The Internet Fast

I’ve been stressed out a lot lately… and pretty consistently for the last two years. It finally came to a head this week, and I decided I needed a break from everything. So, I decided that yesterday through Saturday, I would try to live completely without the internet: no blackberry, no laptop, no wi-fi, no nothin’. Since it’s only Friday afternoon, you can see – it didn’t go so well.\
I’ve worked for AOL for over twelve years. In that time, I’ve only been completely offline for more than twenty-four hours twice: first when a bunch of friends and I went to Carlsbad Caverns and none of us had laptops yet (this was 1998), and in 1999 when Jen and I got married and went on a three day cruise. That’s over eight years of pretty much constant connection to e-mail, IM, and everything else.\
Back to the break… in the beginning of my internet life (1995), it was just e-mail, and not a lot of it. I worked with a relatively small number of people, I was relatively isolated within the company, and wasn’t involved in anything outside of work that would produce much e-mail. Then, came the buddy list and instant messaging. OK, two forms of interruption, but pretty much exclusively used for work and at work. Fast forward 12 years, and now here’s what’s built up in the almost thirty-six hours I was able to stay away until the DT’s got me and I had to check:

  • over 270 e-mails
  • over 2,100 unread items in my feed reader (from 581 feeds – recently pruned down from 680 – and I just marked them all read… didn’t even read ’em – it you blogged something you really need me to read, send me e-mail)
  • untold messages on twitter (I haven’t even checked… thankfully, I can ignore all of them and I don’t think anyone’s feelings will be hurt)
  • 45 Facebook notifications (also ignored, mostly because I don’t like Facebook)\
    I checked recently and I receive, on average, 21 instant messages an hour (that’s almost 200 during the course of my regular 9 hour work day).\
    If you figure that out over twenty-four hours and consider the last day and a half “average” (it feels like the normal flow), I handle over 1,700 distinct pieces of communication and information a day, and still manage to do my real job, which is not to just read e-mail, respond to IM’s and read feeds. This pace has only increased in the last five years, and doesn’t show any sign of slowing. It’s only getting worse.\
    I’m not sure what the point of this was, other than to document for myself how bad my information overload is and trying to explain to myself that it’s OK that I was overwhelmed. Dealing with this ever-increasing torrent of data every day for over a decade – it’s OK to take a day off. It’s OK to let people answer their own questions, let the world keep spinning while I take a day to close my eyes and read a book (I’ve been reading Pilgrim at Tinker Creek by Annie Dillard to try to cleanse my system from all the technical books I’ve been reading in my spare time… the most beautiful English prose I’ve read in a long time – a modern Walden).\
    I have another blackout day coming. Monday, I’m heading to London for the Future of Web Apps conference. I’m looking forward to the speakers, but, I’m really looking forward to the eight hours of uninterrupted (well, mostly) reading time on the plane where there’s no way for me to check my mail.

By Kevin Lawver

Web developer, Software Engineer @ Gusto, Co-founder @ TechSAV, husband, father, aspiring social capitalist and troublemaker.

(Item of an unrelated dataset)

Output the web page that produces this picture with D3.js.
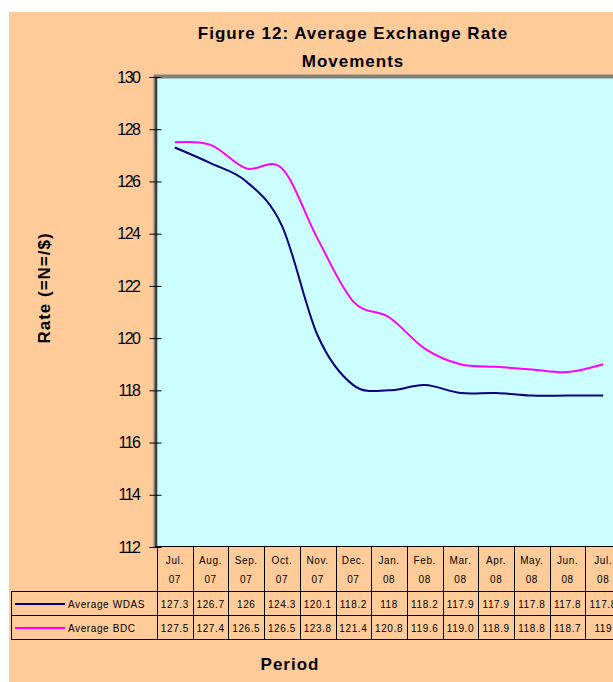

  1. YES. This is part of the reason I decided to go forward with quitting my job and switching to school full time. I just couldn’t take the overload anymore (and trust me, it wasn’t as bad as yours!).
    It was getting to the point were I couldn’t force myself to deal with any of my personal messages, etc. because I was already strapped from so many work things that I HAD to respond to.
    I just turned in my VMW badge yesterday – I’m finally not working part time anymore. I’m going to try to get my stuff under control. Good luck, hon, doing the same for yourself. Definitely allow yourself to take breaks – you need them!

  2. Yikes, and I thought carrying the pager around was bad. That doesn’t seem healthy. All I have to do is check email once a day…and well, I’m now addicted to ficlets, so I check that a little too often.